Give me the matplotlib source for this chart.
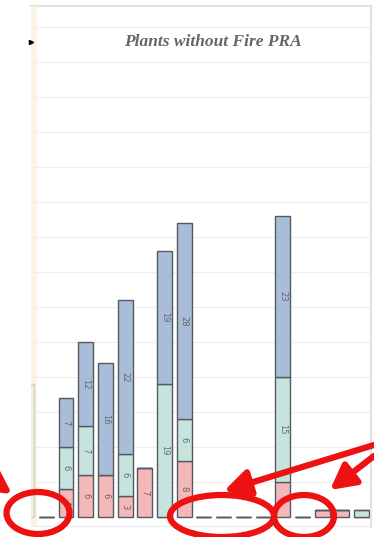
import numpy as np
import matplotlib.pyplot as plt
from matplotlib.patches import Ellipse

# Column values (index -2 is cut off at the left edge)
positions = list(range(-2, 16))
red_vals = [0, 0, 4, 6, 6, 3, 7, 0, 8, 0, 0, 0, 0, 5, 0, 1, 1, 0]
green_vals = [19, 0, 6, 7, 0, 6, 0, 19, 6, 0, 0, 0, 0, 15, 0, 0, 0, 1]
blue_vals = [0, 0, 7, 12, 16, 22, 0, 19, 28, 0, 0, 0, 0, 23, 0, 0, 0, 0]
title = 'Plants without Fire PRA'

# red markup drawn over the screenshot (figure pixels)
ellipses = [(38, 513, 63, 42), (222, 516, 104, 42), (304, 516, 60, 42)]
arrows = [((374, 445), (224, 491)), ((374, 456), (330, 490)), ((-20, 472), (12, 494))]

fig = plt.figure(figsize=(3.74, 5.37), dpi=100)
W, H = 374, 537
ax = fig.add_axes([31 / W, 1 - 527 / H, 340 / W, 521 / H])

red_c, green_c, blue_c = '#f4b8ba', '#c6e4dd', '#aabdd8'
edge = '#545a60'
x = np.array(positions)
r = np.array(red_vals)
g = np.array(green_vals)
b = np.array(blue_vals)

ax.bar(x, r, width=0.76, color=red_c, edgecolor=edge, linewidth=1.0, zorder=2)
ax.bar(x, g, width=0.76, bottom=r, color=green_c, edgecolor=edge, linewidth=1.0, zorder=2)
ax.bar(x, b, width=0.76, bottom=r + g, color=blue_c, edgecolor=edge, linewidth=1.0, zorder=2)

# segment labels, rotated like the original
for vals, base in ((r, np.zeros_like(r)), (g, r), (b, r + g)):
    for xi, v, b0 in zip(x, vals, base):
        if v >= 2 and xi >= 0:
            ax.text(xi, b0 + v / 2, str(v), rotation=270, ha='center', va='center',
                    fontsize=6, color='#666666', zorder=3)

ax.set_xlim(-1.777, 15.48)
ax.set_ylim(-1.43, 73)
ax.set_yticks(np.arange(5, 75, 5))
ax.yaxis.grid(True, color='#eeeeee', linewidth=0.8)
ax.set_axisbelow(True)
ax.tick_params(left=False, bottom=False, labelleft=False, labelbottom=False)
for s in ['left', 'bottom']:
    ax.spines[s].set_visible(False)
for s in ['top', 'right']:
    ax.spines[s].set_color('#e2e2e2')
    ax.spines[s].set_linewidth(1.5)
ax.axhline(-1.43, color='#e6e6e6', linewidth=1.2)

ax.text(0.535, 0.931, title, transform=ax.transAxes, ha='center', va='center',
        fontsize=12.5, fontweight='bold', fontstyle='italic', color='#666666',
        family='Liberation Serif')

# overlay in pixel coordinates for the yellow edge band and red markup
ov = fig.add_axes([0, 0, 1, 1], facecolor='none')
ov.set_xlim(0, W)
ov.set_ylim(H, 0)
ov.axis('off')
ov.fill_between([31, 37], 6, 527, color='#fbf1dc', alpha=0.8, zorder=1, linewidth=0)
ov.plot([31], [42], marker='>', color='black', markersize=3)
for cx, cy, w, h in ellipses:
    ov.add_patch(Ellipse((cx, cy), w, h, fill=False, edgecolor='#ee1111', linewidth=4.5, zorder=5))
for start, end in arrows:
    ov.annotate('', xy=end, xytext=start,
                arrowprops=dict(arrowstyle='-|>,head_length=1.5,head_width=0.8',
                                color='#ee1111', linewidth=4.5, shrinkA=0, shrinkB=0),
                zorder=5, annotation_clip=False)

fig.savefig('out.png', dpi=100)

> _WRITTEN REQUEST_
Repeat only the lines from the beginning of the material through the line containing "from matplotlib.patches import Ellipse", both ends kept, leaving pictures out.

> _TASK SOLUTION_
Give me the matplotlib source for this chart.
import numpy as np
import matplotlib.pyplot as plt
from matplotlib.patches import Ellipse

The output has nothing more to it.